Money for libraries, not for war!

The sun slanting hot on the concrete; the young guys from Food Not Bombs laying out rice curry and thousands of spectacular peach slices; the kids making posters - Honk for the library! Bring back our library! The families, the older women, the neighbors, the politicians, the pride, the frustration.

It was a beautiful afternoon on Good Hope Road SE as the good people of Anacostia gathered to demand the return of their library, shuttered for two years. Miss Joy was a spectacular MC and many residents and their supporters spoke of the huge hole in the community created by the loss of the public library. There are many reasons for the delay in building a new library. But really, when the city can muster the political will to spend $611 million on a new stadium and start the digging and the building almost immediately, why can't it cut through whatever red tape is holding the community hostage and spend a few million on a new library? It can be done. It must be done.

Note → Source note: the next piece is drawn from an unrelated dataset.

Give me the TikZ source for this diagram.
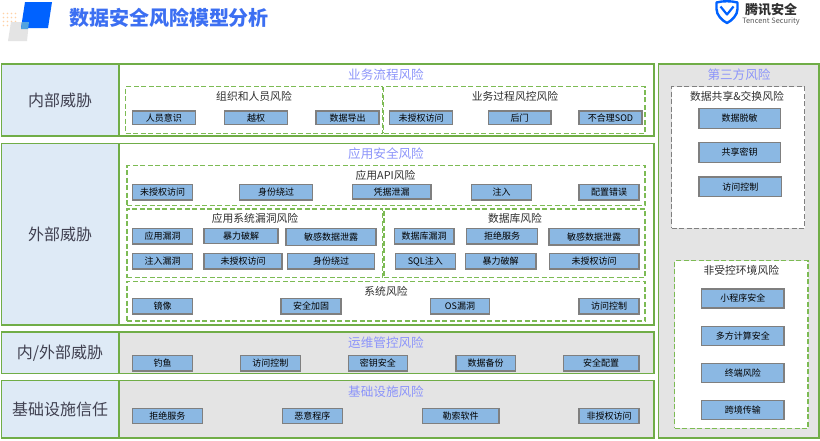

The highlight of the rally were the two sister poets, Kyndall and Monique Brown, 11 and 9, who read their poems on the open mic. I had the privilege of publishing Kyndall's poem, "When is war going to stop?" in the Wartime Issue of Beltway Poetry Quarterly. They astonished the crowd and moved me to tears with their poems filled with hopes for a reopened library, for homes for all of us, for a world without war. The children are our treasures.

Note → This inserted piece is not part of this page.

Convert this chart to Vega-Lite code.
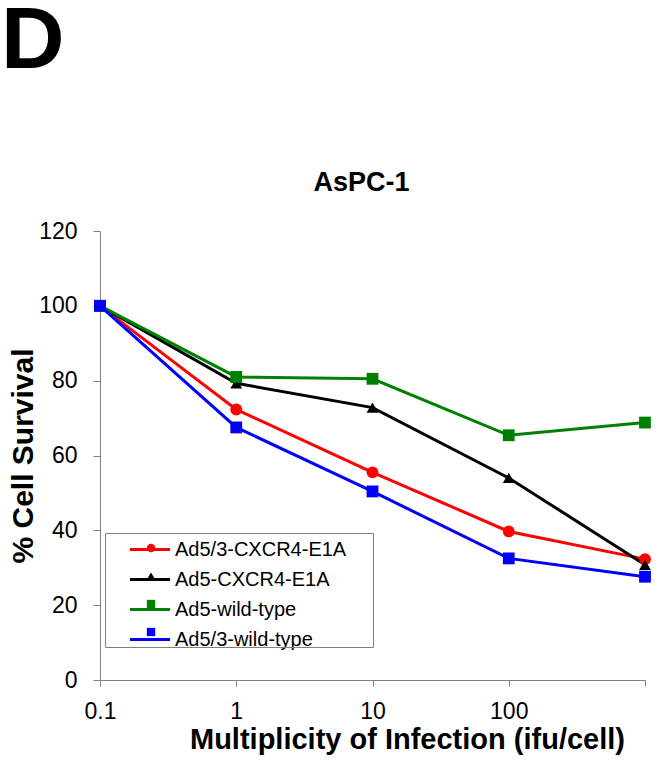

The Washington Post sent a reporter and a photographer. So where's the story in today's paper? And where were: Fenty, Cropp, Johns? The rally was organized in part by Chris Otten, the DC Statehood/Green Party candidate for mayor. Need I say more?

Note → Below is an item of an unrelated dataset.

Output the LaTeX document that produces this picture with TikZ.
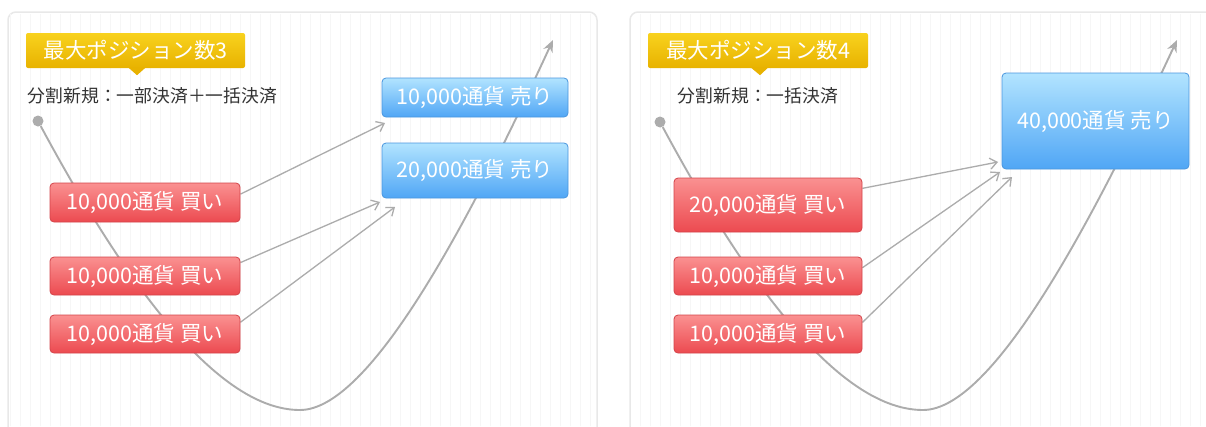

To get involved in the struggle to reopen the 4 closed libraries - and to revitalize all our needy libraries - contact the DC Library Renaissance Project.

The library is surrounded by a chain-link fence. The fence is high and very very clean. We ended the rally tying yellow ribbons on this clean fence: The city is holding the library hostage after all.

I thought of the fence later, at the party to celebrate the first birthday of Busboys & Poets. The marvelous spoken word duo The 5th L was performing one of their signature pieces and the refrain was, "Shackles on my feet, chain links on my mind."

The party was - a party! Fun and rowdy. Not the easiest place to read poetry, but the vibe was so swinging, who could complain? Thank you, Andy Shallal, Pam Pinnock, Brian, Michael, Michael, and all the spectacular staff of B&P for an incredible year!